Act. No. 3559 was, however, expressly repealed by article 367 of the Revised Penal Code, and it was superseded by the sixth paragraph of article 80, which reads as follows:

If the minor has behaved properly and has complied with the conditions imposed upon him during his confinement, in accordance with the provisions of this article, he shall be returned to the court in order that the same may order in final release.

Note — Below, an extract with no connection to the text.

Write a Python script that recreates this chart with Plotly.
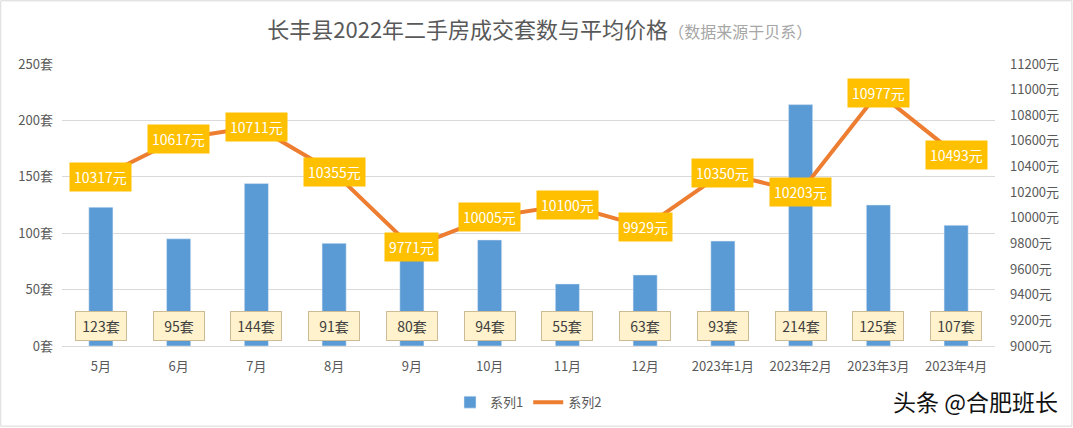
import plotly.graph_objects as go

categories = ["5月", "6月", "7月", "8月", "9月", "10月", "11月", "12月",
              "2023年1月", "2023年2月", "2023年3月", "2023年4月"]
counts = [123, 95, 144, 91, 80, 94, 55, 63, 93, 214, 125, 107]
prices = [10317, 10617, 10711, 10355, 9771, 10005, 10100, 9929, 10350, 10203, 10977, 10493]

left_ticks = [0, 50, 100, 150, 200, 250]
right_ticks = list(range(9000, 11201, 200))

FONT = "Noto Sans CJK SC, Microsoft YaHei, sans-serif"
GRAY = "#595959"

fig = go.Figure()
fig.add_trace(go.Bar(x=categories, y=counts, name="系列1", marker_color="#5B9BD5",
                     yaxis="y"))
fig.add_trace(go.Scatter(x=categories, y=prices, name="系列2", mode="lines",
                         line=dict(color="#ED7D31", width=4), yaxis="y2"))

W, H = 1073, 428
L, R, T, B = 62, 78, 64, 81
pw = W - L - R
ph = H - T - B

ann = []
for c, v in zip(categories, counts):
    ann.append(dict(x=c, y=17.5, xref="x", yref="y", text=f"{v}套", showarrow=False,
                    font=dict(size=14, color="#404040", family=FONT),
                    width=40, height=18,
                    bgcolor="#FFF2CC", bordercolor="#CDBB95", borderwidth=1, borderpad=5))
for c, p in zip(categories, prices):
    ann.append(dict(x=c, y=p, xref="x", yref="y2", text=f"{p}元", showarrow=False,
                    font=dict(size=14, color="white", family=FONT),
                    bgcolor="#FFC000", borderpad=4))
ann.append(dict(x=(1060 - L) / pw, y=-0.195, xref="paper", yref="paper",
                xanchor="right", yanchor="middle",
                text="头条 @合肥班长", showarrow=False,
                font=dict(size=23, color="#111111", family=FONT)))

fig.update_layout(
    width=W, height=H,
    margin=dict(l=L, r=R, t=T, b=B),
    paper_bgcolor="white", plot_bgcolor="white",
    font=dict(family=FONT, color=GRAY, size=13),
    title=dict(text="长丰县2022年二手房成交套数与平均价格"
                    "<span style='font-size:16px;color:#A6A6A6'>（数据来源于贝系）</span>",
               x=0.503, xanchor="center", y=0.93, yanchor="middle",
               font=dict(size=22, color="#595959", family=FONT)),
    bargap=0.69,
    xaxis=dict(showgrid=False, showline=True, linecolor="#D9D9D9", ticks="",
               tickfont=dict(size=13, color=GRAY), ticklabelstandoff=8),
    yaxis=dict(range=[0, 250], tickvals=left_ticks, ticktext=[f"{t}套" for t in left_ticks],
               showgrid=True, gridcolor="#D9D9D9", zeroline=False,
               tickfont=dict(size=13, color=GRAY), ticklabelstandoff=8),
    yaxis2=dict(range=[9000, 11200], overlaying="y", side="right",
                tickvals=right_ticks, ticktext=[f"{t}元" for t in right_ticks],
                showgrid=False, zeroline=False,
                tickfont=dict(size=13, color=GRAY), ticklabelstandoff=14),
    legend=dict(orientation="h", x=0.5, xanchor="center", y=-0.195, yanchor="middle",
                font=dict(size=13, color=GRAY), traceorder="normal"),
    annotations=ann,
    shapes=[dict(type="rect", xref="paper", yref="paper",
                 x0=-L / pw + 0.0008, x1=(W - L) / pw - 0.0012,
                 y0=-B / ph + 0.002, y1=(H - B) / ph - 0.002,
                 line=dict(color="#D9D9D9", width=1))],
)

fig.write_html("out.html")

In repealing Act No. 3559 and substituting therefor the provision we have just quoted, we think it was the intention of the Legislature to make it duty of the trial judge to order the final release of minor who, as in this case, has remained in the training school for the full period for which he was committed and behaved properly, and whose final release has been recommended by the Director of Public Welfare. The law does not require that a minor who has been found guilty of a crime and committed to a training school shall be released when he becomes eighteen, if his conduct has been good, but when he reaches his majority, unless the court has fixed a less period.

It would seem that the lower court erred in its original order in committing the minor to the training school only until the should become eighteen, instead of twenty-one years old; but since the appellant remained in the training school for the period ordered by the court and her conduct during that time was satisfactory, and that Director of Public Welfare reported that fact to the court and recommended her final release, and the report as to her good conduct was unquestioned, it was incumbent upon the court to approve the recommendation. If under these circumstances the minor should be recommitted, it would take away the incentive to good conduct.

For the foregoing reasons, the order appealed from is set aside, and it is ordered that the appellant be released, and the case declared terminated, with the costs de oficio.

Avanceña, C.J., Hull, Diaz, and Recto, JJ., concur.